What are the Hours of Service Rules?

The federal Hours of Service regulations help prevent fatigue-related truck and bus crashes by limiting the number of daily and weekly hours interstate commercial drivers can work or operate a vehicle.  The rules also specify the minimum amount of time commercial drivers must rest between driving shifts.

The trucking industry has long sought to roll-back the Hours of Service rules, and the FMCSA has been more than happy to oblige since Donald J. Trump took office in January 2017. Last August, in fact, the regulator announced it would propose altering the regulations in four key areas:

  • Expand the current 100 air-mile “short-haul” exemption from 12 hours on-duty to 14 hours on-duty.
  • Extend the current 14-hour on-duty limitation by up to 2 hours when a truck driver encounters adverse driving conditions.
  • Revise the current mandatory 30-minute break for truck drivers after 8-hours of continuous driving.
  • Reinstate the option for splitting up the required 10-hour off-duty rest break for drivers operating trucks equipped with a sleeper-berth.

FMCSA Hours of Service Revisions Remain Under Review

While the FMCSA indicated that it would publish the final Hours of Service revisions on June 7th, the date passed with no action. Late last week, the regulator confirmed that the proposal was still being reviewed by the White House Office of Management and Budget, resulting in an indefinite delay.

“The timelines in the department’s regulatory updates serve as goals for the agency and are reflective of FMCSA’s plan to move quickly during this rulemaking process,” a spokesperson wrote in an email to Safety & Health. “The agency is hopeful the rule will be published soon.”

Once they are finally published, the new regulations won’t take effect until a final public comment period has expired. There’s also a chance that court challenges could further delay enactment.

Many Expect FMCSA to Eliminate 30-Minute Break Rule

So far, it’s not clear exactly what the revised Hours of Service regulations might look like.

In December, the FMCSA moved to preempt a California rule requiring commercial drivers to take a meal break after five hours behind the wheel, as well as a 15-minute rest break after four hours. That move caused many observers to speculate that the Trump administration was preparing to completely eliminate the federal 30-minute break rule.

Just last Tuesday, however, the Democratic-controlled House Appropriations Committee advanced the Transportation, Housing and Urban Development (THUD) appropriations bill, which includes a provision prohibiting the FMCSA from eliminating the 30-minute break regulation during the 2020 fiscal year.

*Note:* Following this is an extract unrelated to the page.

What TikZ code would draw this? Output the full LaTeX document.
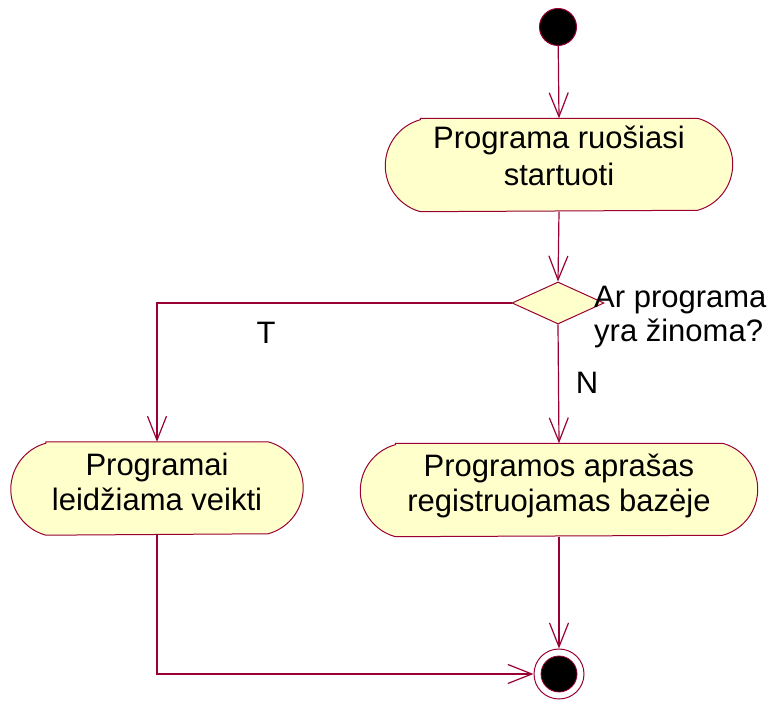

The entire House, not to mention the Republican-controlled Senate, must still pass THUD, and its unclear if the bill will make it through Congress with the 30-minute break provision intact. It certainly doesn’t help that the Owner-Operator Independent Drivers Association and other powerful trucking-industry interests have already mobilized to lobby against its inclusion in the final legislation.

Even if the provision survives long enough for congressional passage, the reprieve might only be temporary, as the legislation expires on September 30, 2020. To ensure the 30-minute break rule remains in effect, lawmakers would have to renew the provision in every annual THUD appropriations bill.